### Your goal
Your answer should be a single number: the count of lines that include "matplotlib".

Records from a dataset
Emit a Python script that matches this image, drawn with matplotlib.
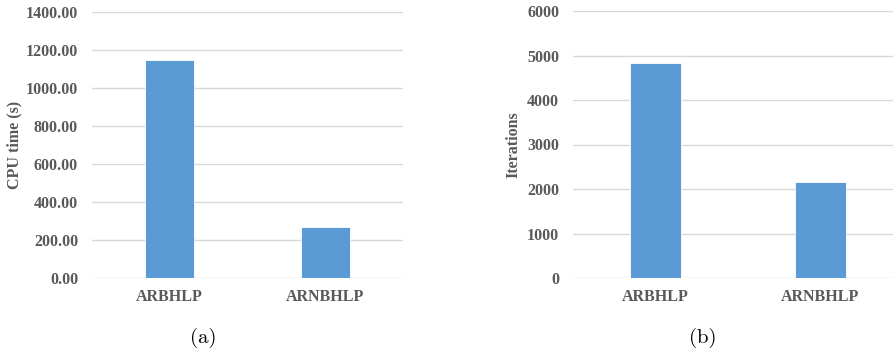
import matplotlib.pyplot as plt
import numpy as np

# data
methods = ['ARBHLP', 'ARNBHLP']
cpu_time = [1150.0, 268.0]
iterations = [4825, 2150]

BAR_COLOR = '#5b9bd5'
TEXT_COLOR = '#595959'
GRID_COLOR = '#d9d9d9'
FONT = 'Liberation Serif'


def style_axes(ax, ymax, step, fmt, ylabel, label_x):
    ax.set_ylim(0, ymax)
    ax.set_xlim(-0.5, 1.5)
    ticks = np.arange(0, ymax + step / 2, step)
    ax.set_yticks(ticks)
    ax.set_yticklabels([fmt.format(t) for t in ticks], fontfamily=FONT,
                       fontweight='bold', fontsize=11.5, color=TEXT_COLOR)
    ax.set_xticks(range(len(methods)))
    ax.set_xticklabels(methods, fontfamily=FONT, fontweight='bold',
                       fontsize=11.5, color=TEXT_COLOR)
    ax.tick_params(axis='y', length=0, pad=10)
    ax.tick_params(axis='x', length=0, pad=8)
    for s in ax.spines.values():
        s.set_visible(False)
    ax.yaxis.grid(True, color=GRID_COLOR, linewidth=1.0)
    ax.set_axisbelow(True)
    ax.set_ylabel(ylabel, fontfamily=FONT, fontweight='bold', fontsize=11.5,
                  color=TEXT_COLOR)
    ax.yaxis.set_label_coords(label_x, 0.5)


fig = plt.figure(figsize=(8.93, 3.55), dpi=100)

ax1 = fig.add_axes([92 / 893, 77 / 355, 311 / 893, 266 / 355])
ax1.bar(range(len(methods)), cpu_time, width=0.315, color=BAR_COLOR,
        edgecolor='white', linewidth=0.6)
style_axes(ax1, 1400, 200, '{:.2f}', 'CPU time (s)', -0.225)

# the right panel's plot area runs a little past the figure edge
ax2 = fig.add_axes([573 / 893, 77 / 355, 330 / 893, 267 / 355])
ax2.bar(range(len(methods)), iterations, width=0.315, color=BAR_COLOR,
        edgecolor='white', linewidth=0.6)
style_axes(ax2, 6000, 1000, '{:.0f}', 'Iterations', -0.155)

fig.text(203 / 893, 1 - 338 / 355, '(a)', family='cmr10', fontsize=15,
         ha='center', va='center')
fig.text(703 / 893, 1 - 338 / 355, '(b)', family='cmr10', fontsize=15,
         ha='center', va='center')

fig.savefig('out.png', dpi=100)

---

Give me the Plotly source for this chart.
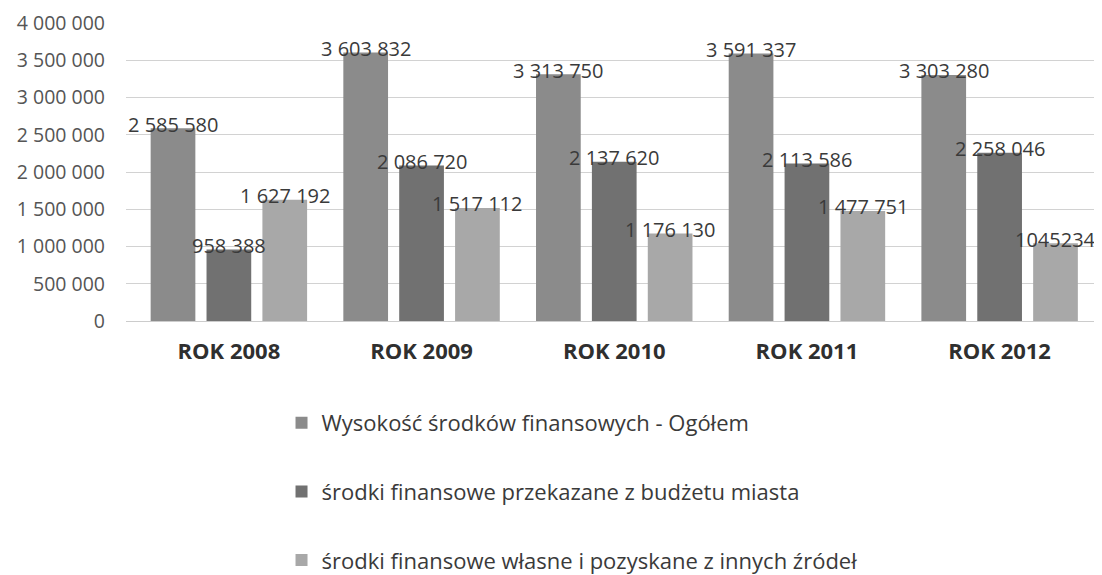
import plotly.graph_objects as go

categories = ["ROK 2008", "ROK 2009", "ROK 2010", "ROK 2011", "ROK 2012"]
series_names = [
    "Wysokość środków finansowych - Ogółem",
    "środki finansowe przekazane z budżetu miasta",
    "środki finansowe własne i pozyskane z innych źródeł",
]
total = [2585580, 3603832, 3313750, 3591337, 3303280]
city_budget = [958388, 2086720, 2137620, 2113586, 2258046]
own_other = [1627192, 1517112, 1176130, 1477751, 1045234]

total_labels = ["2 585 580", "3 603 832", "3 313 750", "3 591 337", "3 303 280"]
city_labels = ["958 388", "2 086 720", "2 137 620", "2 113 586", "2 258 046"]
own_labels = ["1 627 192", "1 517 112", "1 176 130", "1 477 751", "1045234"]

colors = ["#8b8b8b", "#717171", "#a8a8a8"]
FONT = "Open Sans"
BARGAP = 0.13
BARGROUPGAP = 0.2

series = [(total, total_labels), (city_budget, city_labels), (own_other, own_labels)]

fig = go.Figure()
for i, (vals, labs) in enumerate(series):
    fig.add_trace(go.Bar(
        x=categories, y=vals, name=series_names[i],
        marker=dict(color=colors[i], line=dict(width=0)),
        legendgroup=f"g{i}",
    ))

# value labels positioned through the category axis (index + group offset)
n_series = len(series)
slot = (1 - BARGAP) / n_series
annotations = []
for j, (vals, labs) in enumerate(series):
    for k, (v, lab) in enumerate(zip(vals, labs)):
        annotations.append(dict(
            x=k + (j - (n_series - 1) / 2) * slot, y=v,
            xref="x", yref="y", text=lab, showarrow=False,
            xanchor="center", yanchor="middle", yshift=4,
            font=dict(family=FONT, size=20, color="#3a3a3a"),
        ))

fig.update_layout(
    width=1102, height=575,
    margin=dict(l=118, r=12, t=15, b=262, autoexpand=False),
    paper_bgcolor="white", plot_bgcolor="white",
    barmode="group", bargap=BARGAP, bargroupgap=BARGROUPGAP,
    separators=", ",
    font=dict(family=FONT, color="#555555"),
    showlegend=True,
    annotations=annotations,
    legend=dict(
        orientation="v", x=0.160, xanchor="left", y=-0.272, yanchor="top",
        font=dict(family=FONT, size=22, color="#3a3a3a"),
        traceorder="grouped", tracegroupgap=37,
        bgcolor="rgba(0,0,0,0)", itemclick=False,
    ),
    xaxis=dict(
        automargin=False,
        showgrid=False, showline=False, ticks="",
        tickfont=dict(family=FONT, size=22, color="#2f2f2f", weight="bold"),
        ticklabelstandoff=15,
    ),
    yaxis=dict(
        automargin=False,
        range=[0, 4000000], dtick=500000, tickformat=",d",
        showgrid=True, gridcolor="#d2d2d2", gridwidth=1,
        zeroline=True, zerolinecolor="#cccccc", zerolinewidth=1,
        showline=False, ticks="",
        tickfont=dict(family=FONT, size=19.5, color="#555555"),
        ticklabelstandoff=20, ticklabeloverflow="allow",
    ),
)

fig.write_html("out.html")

### Output below
2